Hago un gesto para espantarlo, pero el mirlo ni se inmuta. Pero, bueno… ¿qué pretende? Está claro que le he pillado con las manos —patas— en la masa, es decir, intentando allanar mi domicilio. Claro, como los de abajo le han echado de su casa, pretende hacerse con la mía por la fuerza. ¿Es acaso un okupa? Sus maneras violentas así lo atestiguan, estoy por llamar a la policía. Y encima el tío es negro como el carbón… Lo dicho: un sospechoso habitual. «¡Paga un alquiler!» le suelto desde el otro lado del vidrio. Me siento a salvo porque es de los buenos, climalit: «Ni un arañazo le has hecho, tontolaba». Pero qué digo, ¿alquiler? Este montón de plumas —pluma: otra señal— se convertiría de inmediato en un inquiokupa, plaga novedosa y virulenta que transforma a quien vive de alquiler en delincuente moroso. Eso al decir de la gente de orden, sobre todo las señoras con piso en la playa, ayusers, desokupas y cryptobros. Los inquilinos han dejado de ser los vecinos de siempre y ahora, como los pensionistas —ellos dicen viejos— se han convertido en caraduras que viven del cuento. Que se preparen, que no les va a servir de nada ser españoles Nanay. Aunque podrían tenerlo peor, como el mirlo, que es negro.

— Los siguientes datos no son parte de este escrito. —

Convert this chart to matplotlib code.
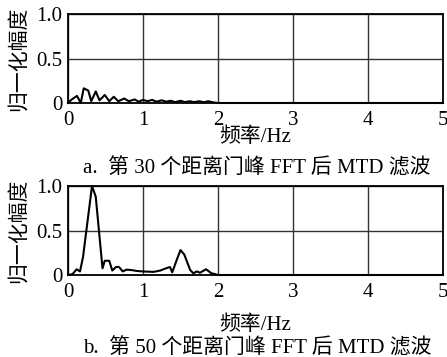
import numpy as np
import matplotlib
matplotlib.use('Agg')
import matplotlib.pyplot as plt

plt.rcParams['font.family'] = ['Liberation Serif', 'Noto Sans CJK SC']
plt.rcParams['font.size'] = 15

# panel a: 30th range gate
freq_a = [0.0, 0.05, 0.12, 0.17, 0.21, 0.27, 0.31, 0.37, 0.42, 0.49, 0.55,
          0.61, 0.67, 0.75, 0.81, 0.89, 0.94, 1.00, 1.06, 1.12, 1.18, 1.25,
          1.31, 1.37, 1.43, 1.50, 1.56, 1.62, 1.68, 1.75, 1.81, 1.87, 1.93,
          2.0, 5.0]
amp_a = [0.0, 0.04, 0.08, 0.0, 0.165, 0.14, 0.02, 0.13, 0.03, 0.09, 0.02,
         0.07, 0.02, 0.05, 0.02, 0.04, 0.015, 0.035, 0.02, 0.035, 0.015, 0.03,
         0.015, 0.025, 0.01, 0.025, 0.01, 0.02, 0.01, 0.02, 0.008, 0.02, 0.008,
         0.0, 0.0]

# panel b: 50th range gate
freq_b = [0.0, 0.06, 0.115, 0.16, 0.20, 0.26, 0.32, 0.37, 0.46, 0.49, 0.55,
          0.59, 0.64, 0.68, 0.73, 0.78, 0.85, 0.92, 1.0, 1.14, 1.23, 1.29,
          1.36, 1.39, 1.45, 1.50, 1.55, 1.63, 1.67, 1.72, 1.76, 1.84, 1.91,
          1.96, 2.0, 5.0]
amp_b = [0.0, 0.01, 0.064, 0.04, 0.2, 0.6, 1.0, 0.88, 0.075, 0.16, 0.16,
         0.05, 0.09, 0.09, 0.04, 0.06, 0.055, 0.045, 0.04, 0.035, 0.05, 0.07,
         0.09, 0.03, 0.17, 0.28, 0.23, 0.055, 0.02, 0.04, 0.025, 0.065, 0.02,
         0.01, 0.0, 0.0]

xticks = [0, 1, 2, 3, 4, 5]
yticks = [0, 0.5, 1.0]
ytick_labels = ['0', '0.5', '1.0']

fig = plt.figure(figsize=(4.47, 3.57), dpi=100)
W, H = 447, 357

def make_axes(top, bottom, freq, amp, caption, xl_y, cap_y):
    ax = fig.add_axes([68 / W, 1 - bottom / H, (443 - 68) / W, (bottom - top) / H])
    ax.plot(freq, amp, color='black', lw=1.5, clip_on=False, zorder=3)
    ax.set_xlim(0, 5)
    ax.set_ylim(0, 1)
    ax.set_xticks(xticks)
    ax.set_yticks(yticks)
    ax.set_yticklabels(ytick_labels)
    ax.grid(True, color='#333333', lw=1)
    ax.tick_params(axis='x', length=0, pad=6)
    ax.tick_params(axis='y', length=0, pad=4)
    for s in ax.spines.values():
        s.set_linewidth(1.3)
    ax.set_ylabel('归一化幅度', family=['Noto Sans CJK SC'], labelpad=5)
    fig.text(255 / W, 1 - xl_y / H, '频率/Hz', ha='center', va='center')
    fig.text(257 / W, 1 - cap_y / H, caption, ha='center', va='center')
    return ax

make_axes(14, 103, freq_a, amp_a, 'a.  第 30 个距离门峰 FFT 后 MTD 滤波', 137, 168)
make_axes(186, 275, freq_b, amp_b, 'b.  第 50 个距离门峰 FFT 后 MTD 滤波', 325, 348)

fig.savefig('out.png', dpi=100)
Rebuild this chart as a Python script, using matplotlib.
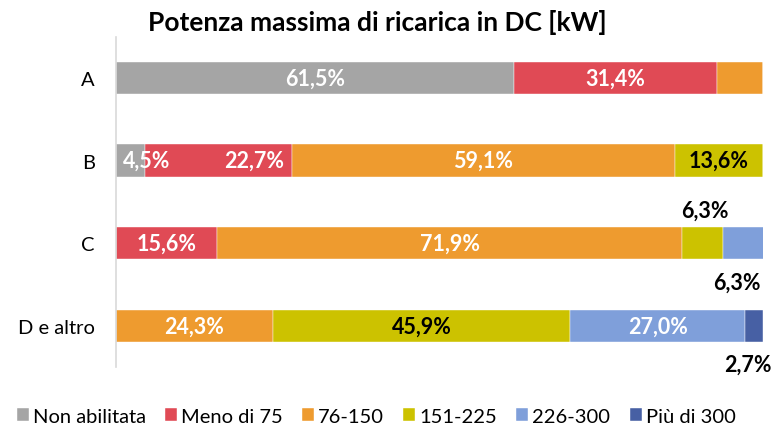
import numpy as np
import matplotlib
matplotlib.use("Agg")
from matplotlib import pyplot as plt

plt.rcParams['font.family'] = ['Lato', 'DejaVu Sans']

categories = ["A", "B", "C", "D e altro"]
series = ["Non abilitata", "Meno di 75", "76-150", "151-225", "226-300", "Più di 300"]
colors = ["#A5A5A5", "#E04A55", "#EE9B2F", "#CCC200", "#7F9FDA", "#4760A4"]

# percentage per category, one list per series
non_abilitata = [61.5, 4.5, 0.0, 0.0]
meno_75 = [31.4, 22.7, 15.6, 0.0]
r76_150 = [7.1, 59.1, 71.9, 24.3]
r151_225 = [0.0, 13.6, 6.3, 45.9]
r226_300 = [0.0, 0.0, 6.3, 27.0]
piu_300 = [0.0, 0.0, 0.0, 2.7]
values = [non_abilitata, meno_75, r76_150, r151_225, r226_300, piu_300]

# which labels are shown: (series index, category index) -> (text colour, placement)
labels = {
    (0, 0): ("white", "in"), (1, 0): ("white", "in"),
    (0, 1): ("white", "left"), (1, 1): ("white", "right"), (2, 1): ("white", "in"), (3, 1): ("black", "in"),
    (1, 2): ("white", "in"), (2, 2): ("white", "in"), (3, 2): ("black", "above"), (4, 2): ("black", "below"),
    (2, 3): ("white", "in"), (3, 3): ("black", "in"), (4, 3): ("white", "in"), (5, 3): ("black", "below"),
}
lab_fs = 15.5

fig = plt.figure(figsize=(7.71, 4.27), dpi=100)
ax = fig.add_axes([0.150, 0.138, 0.840, 0.774])

y = np.arange(len(categories))
left = np.zeros(len(categories))
bar_h = 0.39
for i, (name, vals) in enumerate(zip(series, values)):
    vals = np.array(vals)
    ax.barh(y, vals, left=left, height=bar_h, color=colors[i], label=name,
            edgecolor="white", linewidth=0.3)
    for j, v in enumerate(vals):
        if (i, j) not in labels:
            continue
        tc, place = labels[(i, j)]
        txt = f"{v:.1f}%".replace(".", ",")
        cx = left[j] + v / 2
        kw = dict(va="center", color=tc, fontsize=lab_fs, fontweight="bold")
        if place == "in":
            ax.text(cx, y[j], txt, ha="center", **kw)
        elif place == "left":
            ax.text(left[j] + 1.2, y[j], txt, ha="left", **kw)
        elif place == "right":
            ax.text(left[j] + v - 1.2, y[j], txt, ha="right", **kw)
        elif place == "above":
            ax.text(cx + 0.4, y[j] - 0.40, txt, ha="center", **kw)
        elif place == "below":
            ax.text(cx - 1.0, y[j] + 0.47, txt, ha="center", **kw)
    left += vals

ax.set_xlim(0, 100)
ax.set_ylim(len(categories) - 0.5, -0.5)
ax.set_yticks(y)
ax.set_yticklabels(categories, fontsize=14.5)
ax.tick_params(axis="y", length=0, pad=15)
ax.set_xticks([])
for s in ["top", "right", "bottom"]:
    ax.spines[s].set_visible(False)
ax.spines["left"].set_color("#D9D9D9")
ax.spines["left"].set_linewidth(1.2)

fig.text(0.49, 0.948, "Potenza massima di ricarica in DC [kW]", ha="center", va="center",
         fontsize=19, fontweight="bold")

fig.legend(loc="lower center", bbox_to_anchor=(0.488, -0.04), ncol=6, frameon=False,
           fontsize=14.5, handlelength=0.6, handleheight=0.6, handletextpad=0.2,
           columnspacing=0.95)

fig.savefig("out.png", dpi=100)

Vuelvo a intentar espantarlo pero solo se mueve al otro lado de la barandi l lla dando saltitos, sin perderme de vista. Esto ya pasa de castaño oscuro. Un momento. ¿Y si el pájaro no fuera un pájaro? Ya está: recuerdo aquella noticia pospandémica que alertaba de que todos los pájaros del planeta habían sido sustituidos por drones vigilantes programados para controlar nuestros pasos. Los más informados organizaron manifestaciones para concienciar a la población llevando carteles con el lema «Los pájaros no existen».
Miro al mirlo. Me devuelve la mirada. Ese ojo de joya tiene que ser de vidrio; es evidente que detrás hay una cámara. El artilugio debe de haberse estropeado al golpearse contra mi ventana y se ha delatado. ¿Será tecnología china o rusa? No, seguro que es de los gringos: la están cagando con la IA, reflexiono. En ese momento el pájaro abre las alas y vuela hasta la rama más cercana, alejándose la distancia de seguridad justa y necesaria para que no le alcance si abro la ventana. Pero me sigue mirando desde allí, más chulo que un ocho. Uff… Estos cabrones han conseguido hasta leer las mentes. Tengo que hacerme un gorrito con papel albal. ¡Ah, no! Que aquello de los pájaros inexistentes-drones fue una movilización mundial para cachondearse de los magufos, negacionistas, terraplanistas y sus bulos demenciales. Menos mal, me quedaría más tranquila si no fuera porque el pájaro sigue ahí. Vigilándome.
«Pero, ¿qué quieres?», le pregunto. Abre el pico y parece que va a contestarme, porque como los loros y cuervos, los mirlos pueden articular palabras y hasta frases enteras. Y este se parece mucho al cuervo de Pajaritos y Pajarracos, la película de Pasolini, en el que el pájaro habla y da la turra filosófica marxista a Totó y a Ninetto. El rollo de la lucha de clases aquella entre gorriones y halcones, ya saben. Hasta les incita a cagarse —literalmente— en la propiedad privada. Al final los dos hombres se comen al cuervo. Ay, pobre Pier Paolo. «¡Cuidado, mirlo! ¿No querrás acabar así?», le amenazo con el dedito y al fin echa a volar, como si hubiera entendido todo, palabra por palabra.
La familia de mirlos no ha vuelto por aquí y ahora, tonta de mí, no dejo de pensar en ella. Me gustaría saber qué ha sido de mis vecinos.